Hard to believe I've gotten to 13 reviews this time around with just time for one more before "the polls close" out in B.C. I really left it all to the last month. I don't want to do that again. I think in general I would prefer reviewing not quite so many volumes of poetry or at least not all at the same time. I really need to get moving again on Alice Munro and Mavis Gallant. And maybe this year is finally the year that I read Atwood's Oryx and Crake. I was thinking I would do a double review of George Stanley's After Desire and Vancouver: A Poem. But to do it justice, I need more time and another pass through Vancouver. I'll tentatively pencil it in for Canada Day proper.

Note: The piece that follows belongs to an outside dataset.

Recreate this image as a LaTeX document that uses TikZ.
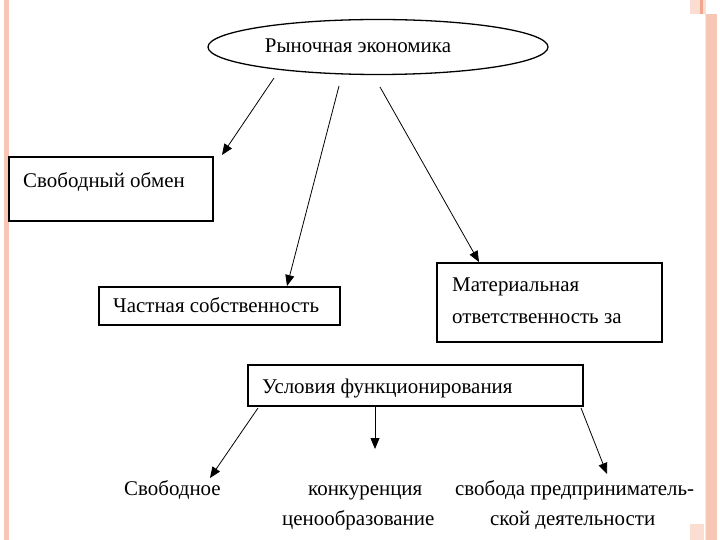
\documentclass[tikz,border=0pt]{standalone}
\usepackage{fontspec}
\setmainfont{Liberation Serif}
\usetikzlibrary{shapes.geometric,arrows.meta}
\definecolor{peach}{HTML}{F8C6B4}
\definecolor{peachdk}{HTML}{F2A68C}
\tikzset{
  box/.style={draw=black, line width=1.3pt, fill=white, inner sep=0pt},
  lbl/.style={font=\fontsize{21}{24}\selectfont, inner sep=0pt, anchor=base west},
  arr/.style={draw=black, line width=0.8pt, -{Triangle[length=11pt,width=9pt]}},
}
\begin{document}
\begin{tikzpicture}[x=1bp,y=-1bp]
\useasboundingbox (0,0) rectangle (720,540);
\fill[white] (0,0) rectangle (720,540);
% decorations
\fill[peach] (4,0) rectangle (9,540);
\fill[peach] (706,14) rectangle (717,540);
\fill[peach!60] (690,0) rectangle (706,14);
\fill[peachdk] (700,0) rectangle (703,14);
\fill[peach!60] (690,524) rectangle (704,540);
\draw[cyan!15, line width=0.8pt] (705,14) -- (705,540);
% ellipse
\node[draw=black, line width=1.3pt, ellipse, minimum width=340bp, minimum height=55bp, inner sep=0pt] (root) at (378,47) {};
\node[lbl, anchor=base] (roott) at (358,53) {Рыночная экономика};
% boxes
\draw[box] (9,157) rectangle (213,221);
\coordinate (b1) at (222,155);
\node[lbl] (t1) at (23,188) {Свободный обмен};
\draw[box] (99,287) rectangle (340,325);
\coordinate (b2) at (287,286);
\node[lbl] (t2) at (113,312) {Частная собственность};
\draw[box] (437,263) rectangle (662,342);
\coordinate (b3) at (479,262);
\node[lbl] (t3a) at (452,291) {Материальная};
\node[lbl] (t3b) at (452,323) {ответственность за};
\draw[box] (248,365) rectangle (583,406);
\node[lbl] (t4) at (262,393) {Условия функционирования};
% top arrows
\coordinate (s1) at (274,78);
\coordinate (s2) at (339,86);
\coordinate (s3) at (380,87);
\draw[arr] (s1) -- (b1);
\draw[arr] (s2) -- (b2);
\draw[arr] (s3) -- (b3);
% bottom
\coordinate (u1) at (258,408);
\coordinate (u2) at (375,406);
\coordinate (u3) at (581,408);
\coordinate (v1) at (210,478);
\coordinate (v2) at (375,449);
\coordinate (v3) at (607,474);
\draw[arr] (u1) -- (v1);
\draw[arr] (u2) -- (v2);
\draw[arr] (u3) -- (v3);
\node[lbl] (c1) at (124,495) {Свободное};
\node[lbl] (c2) at (308,495) {конкуренция};
\node[lbl] (c3) at (282,525) {ценообразование};
\node[lbl] (c4) at (455,495) {свобода предприниматель-};
\node[lbl] (c5) at (490,525) {ской деятельности};
\end{tikzpicture}
\end{document}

After Desire was published in 2013. The poems all reflect the period after Stanley's return to Vancouver after leaving to teach up north in Terrace, with the exception of a relatively short section titled "1971," which appear to be poems written in 1971 that Stanley recently uncovered and naturally enough don't mesh with the rest of the book. Many of the other poems are about moving beyond desire, generally sexual desire, though of course one could also move beyond the desire for wealth or material goods. The loss of sexual desire hits Stanley quite hard, as it was so central to him identity as a gay man. However, some of the poems, such as "West Broadway" are just about live as an old man (in his 70s) living in the city, taking the 99 bus.

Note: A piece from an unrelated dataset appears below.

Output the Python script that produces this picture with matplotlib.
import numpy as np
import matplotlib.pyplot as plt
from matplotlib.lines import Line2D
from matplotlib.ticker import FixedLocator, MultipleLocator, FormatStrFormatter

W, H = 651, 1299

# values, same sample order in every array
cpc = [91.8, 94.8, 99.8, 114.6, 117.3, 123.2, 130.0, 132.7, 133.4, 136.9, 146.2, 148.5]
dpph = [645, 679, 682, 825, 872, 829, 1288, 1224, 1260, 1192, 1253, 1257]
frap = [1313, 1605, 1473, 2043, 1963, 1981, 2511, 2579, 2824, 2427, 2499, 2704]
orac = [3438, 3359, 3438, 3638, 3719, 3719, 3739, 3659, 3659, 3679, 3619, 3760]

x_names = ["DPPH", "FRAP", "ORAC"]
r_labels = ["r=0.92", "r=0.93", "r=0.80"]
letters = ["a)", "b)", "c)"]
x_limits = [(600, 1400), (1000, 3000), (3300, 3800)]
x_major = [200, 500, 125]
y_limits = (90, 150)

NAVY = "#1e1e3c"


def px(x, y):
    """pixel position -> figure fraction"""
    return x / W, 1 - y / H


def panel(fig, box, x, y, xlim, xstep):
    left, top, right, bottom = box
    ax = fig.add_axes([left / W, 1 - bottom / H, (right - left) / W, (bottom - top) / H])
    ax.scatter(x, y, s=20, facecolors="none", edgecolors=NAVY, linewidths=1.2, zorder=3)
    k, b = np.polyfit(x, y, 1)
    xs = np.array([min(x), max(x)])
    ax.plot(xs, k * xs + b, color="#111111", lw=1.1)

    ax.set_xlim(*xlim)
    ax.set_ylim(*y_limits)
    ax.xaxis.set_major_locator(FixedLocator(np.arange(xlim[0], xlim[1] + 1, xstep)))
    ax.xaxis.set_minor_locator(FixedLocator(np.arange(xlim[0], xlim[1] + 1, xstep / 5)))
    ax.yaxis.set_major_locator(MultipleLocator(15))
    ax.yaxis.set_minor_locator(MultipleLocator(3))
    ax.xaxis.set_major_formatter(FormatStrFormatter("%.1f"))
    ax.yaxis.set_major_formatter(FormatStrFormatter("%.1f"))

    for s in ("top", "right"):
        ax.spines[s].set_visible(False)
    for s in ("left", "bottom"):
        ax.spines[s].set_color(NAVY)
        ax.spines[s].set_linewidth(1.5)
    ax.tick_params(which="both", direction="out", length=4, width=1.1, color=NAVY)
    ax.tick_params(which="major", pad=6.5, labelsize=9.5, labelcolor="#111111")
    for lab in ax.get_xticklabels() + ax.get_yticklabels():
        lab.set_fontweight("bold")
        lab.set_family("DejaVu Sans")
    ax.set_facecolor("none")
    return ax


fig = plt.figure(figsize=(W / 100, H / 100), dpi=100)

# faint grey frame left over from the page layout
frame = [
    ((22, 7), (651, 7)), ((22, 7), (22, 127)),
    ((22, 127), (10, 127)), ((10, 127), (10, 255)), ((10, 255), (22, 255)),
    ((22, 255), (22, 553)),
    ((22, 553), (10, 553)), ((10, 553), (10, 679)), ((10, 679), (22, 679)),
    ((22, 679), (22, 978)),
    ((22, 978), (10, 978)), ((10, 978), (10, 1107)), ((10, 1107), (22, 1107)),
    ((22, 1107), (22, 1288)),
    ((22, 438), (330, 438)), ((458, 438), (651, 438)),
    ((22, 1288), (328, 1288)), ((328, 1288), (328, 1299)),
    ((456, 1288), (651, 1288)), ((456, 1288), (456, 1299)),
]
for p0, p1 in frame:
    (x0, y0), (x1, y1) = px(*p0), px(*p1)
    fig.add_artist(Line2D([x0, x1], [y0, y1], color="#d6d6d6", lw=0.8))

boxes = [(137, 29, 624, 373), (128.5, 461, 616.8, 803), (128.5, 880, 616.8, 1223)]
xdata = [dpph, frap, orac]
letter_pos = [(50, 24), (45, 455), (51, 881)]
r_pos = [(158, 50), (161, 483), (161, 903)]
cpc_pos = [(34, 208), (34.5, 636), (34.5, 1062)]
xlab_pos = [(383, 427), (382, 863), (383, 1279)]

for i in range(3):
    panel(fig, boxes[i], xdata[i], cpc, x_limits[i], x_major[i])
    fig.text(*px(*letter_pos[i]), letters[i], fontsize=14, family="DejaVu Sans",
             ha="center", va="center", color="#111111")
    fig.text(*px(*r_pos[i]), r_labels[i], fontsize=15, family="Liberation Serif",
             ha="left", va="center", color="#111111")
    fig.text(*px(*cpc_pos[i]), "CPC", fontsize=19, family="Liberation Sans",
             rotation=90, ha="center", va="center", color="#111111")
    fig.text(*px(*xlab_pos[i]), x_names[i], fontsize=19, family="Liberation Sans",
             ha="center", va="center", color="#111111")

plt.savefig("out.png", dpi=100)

"Memories of Desire" is probably more accurately described as memories of the times desire led successfully to sex. "I am unable to focus. I don't want to focus / on desires I can no longer feel. / Desires for powers over /a younger, slender guy, a boy, / a son. A surge of anticipation / of the first touch..."
"Loss of Desires" explores what it means to no longer feel desire (or compulsion). "I don't miss it, I miss missing it. I miss the / lack of it, the failure, every time, to grasp anything but the / scum of, he edgings of the shiny spot, the passion wound up."
While the next poem, "Desire for the Self," is about taking the bus, somehow it doesn't strike me as quite appropriate (for my anthology), as it sort of feeds into notions of gays as predators... "Laugh at your freedom from desire. / The boy boarding the bus may even / flash you a smile: Thanks for not wanting me."
The nature of the collection generally left me a bit depressed and downbeat, as do most poems that meditate on aging, frailty in general and on-coming death. While in these poems Stanley is probably in the 6th Age (of Man) and on the cusp of the 7th Age, Souster had clearly arrived at the 7th Age in Come Rain, Come Shine. Maybe it is only my delusion that I am still in the 5th Age and haven't started down the slope to the 6th Age - and it is pure superstition that reading about the 6th or 7th Age will hasten their onset... But that's definitely a bit of a stumbling block preventing me from enjoying Stanley's After Desire.